Jeffrey Keil,

SEC Chairman Andrew Donohue recently said that an examination of the 12b-1 rule, written 27 years ago, is a big priority for 2007. Registered Rep. spoke on the subject with Jeffrey Keil, principal at Keil Fiduciary Strategies

SEC Chairman Andrew Donohue recently said that an examination of the 12b-1 rule, written 27 years ago, is a big priority for 2007. Registered Rep. spoke on the subject with Jeffrey Keil, principal at Keil Fiduciary Strategies, who did extensive research on 12b-1 fees as an analyst at Lipper.

Registered Rep.: The SEC has talked about reconsidering the 12b-1 rule for years. Any reason to think it will happen this year?

Jeffrey Keil: Well, Donohue seems determined to finally address it. Obviously, the mutual fund governance rule has taken the stage for the last several years. Some of the compliance stuff is behind us. Now might be a good window to address the issue. I also got the sense that it was something that personally annoyed Mr. Donohue.

RR: What is the crux of the problem?

JK: The rule was written in a period that bears virtually no resemblance to today. It was envisioned as a temporary measure to allow the no-load fund groups that had just emerged to compete with the large loaded complexes. The idea was that each of these no-load groups would pay a few basis points to do some direct marketing and advertising. But nothing like the 1 percent that you see today.
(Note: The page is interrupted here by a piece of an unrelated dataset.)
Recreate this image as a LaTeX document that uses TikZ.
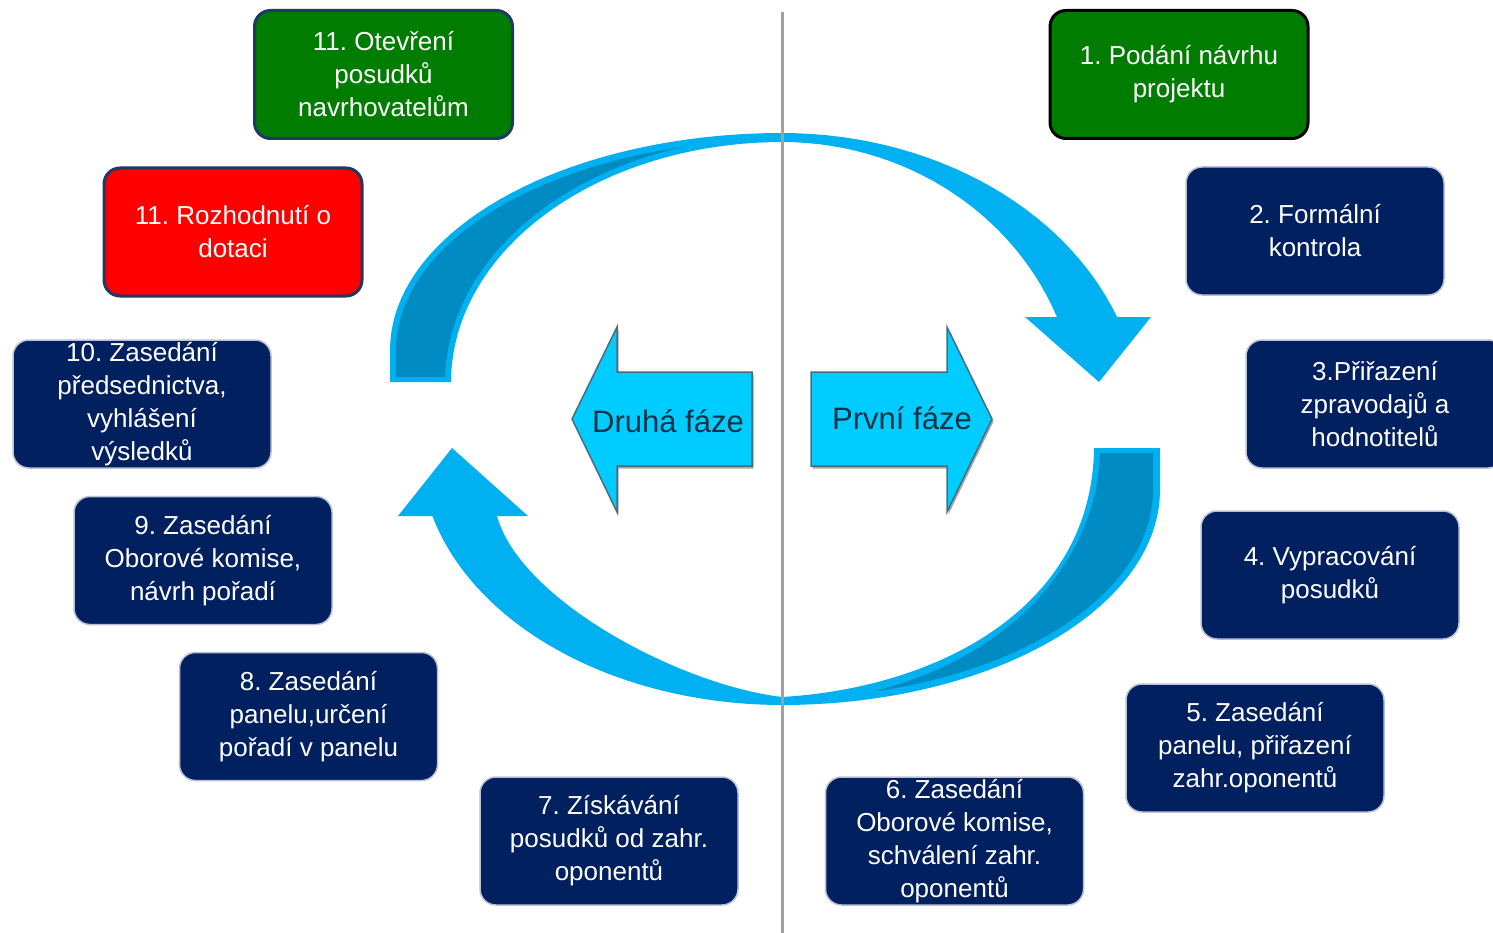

RR: What are some of the alternatives regulators might consider?

JK: One of the issues is, do you leave 12b-1 sales charges as part of the expense ratio, paid for with fund assets, or are they totally separate? If you compare a no-load fund complex to a loaded complex, on one side you have just operating expenses, and on the other side you have a blending of operating expenses and sales charges. So it's not apples to apples. If you pulled that asset-based sales charge piece out, then shareholders would pay the distributor directly, and the comparison would be more valid.

The other issue is that, originally, fund trustees were supposed to look at a 12b-1 plan each year and say, OK, has the problem been solved? Can we cut the expenditures of the plan off now? Today, in most cases, continuation of a 12b-1 plan is virtually a given. Because it wouldn't be fair for the distributor to front the B-share sales commission to the intermediary and not be able to get that money back.

RR: What kind of solutions do you think Donohue will consider?

JK: It appears he's going into it with a very open mind, including possible repeal of rule 12b-1. But I don't think anyone honestly believes he will repeal.